Interface trap reliability in MOS devices is a significant area of concern in the domain of semiconductor devices. With the advent of new device architectures with miniaturized dimensions, it has become fundamentally important to include methods to predict interface trap reliability. This article reports the impact of interface traps on the low power performance of tunnel field-effect transistors (TFETs) through statistical variability approach. Tunnel field-effect transistors (TFETs), which function via quantum mechanical tunnelling, have emerged as promising devices for low-power applications. Interface traps are localized energy states at the semiconductor-oxide interface that can trap charge carriers, and affect the low-power performance of the devices.
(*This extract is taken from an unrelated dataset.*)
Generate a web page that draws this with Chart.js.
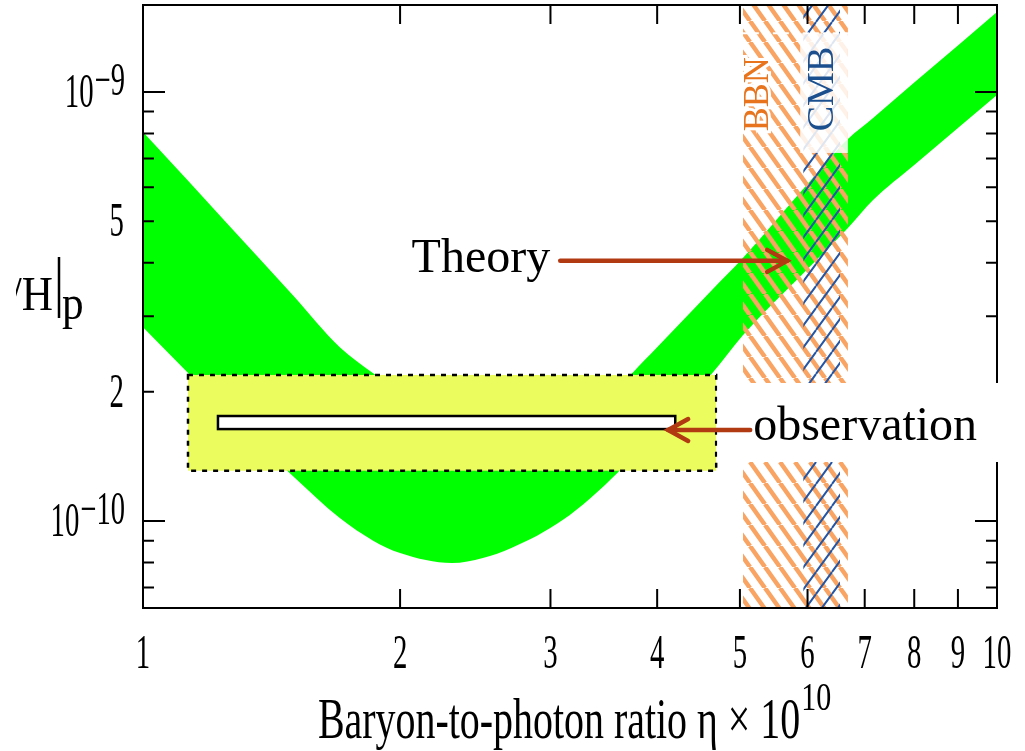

These traps can be either acceptor-like or donor-like based on their position within the energy band gap. This article investigates the impact of these traps on the key performance metrics of a silicon-on-insulator (SOI) n-p-n double-gate TFET (DG TFET). Calibrated with experimental data, the proposed work involves 200 simulations using technology computer-aided design tool, Sentaurus TCAD. Considering Gaussian distribution of interface traps, the traps were physically localized at the interface, where a trap-localized region was 4 nm long. At a time, one trap-localized region was considered, which was randomly placed in each of the 200 simulations. The variations in the threshold voltage (\({V}_{th}\)), on-current (\({I}_{\text{ON}}\)), and off-current (\({I}_{\text{OFF}}\)) are represented through the standard deviation of the parameters. Since the methodology adopted in this work is universal, it has the potential to be a promising technique to assess the reliability of any kind of MOS device in an unbiased manner.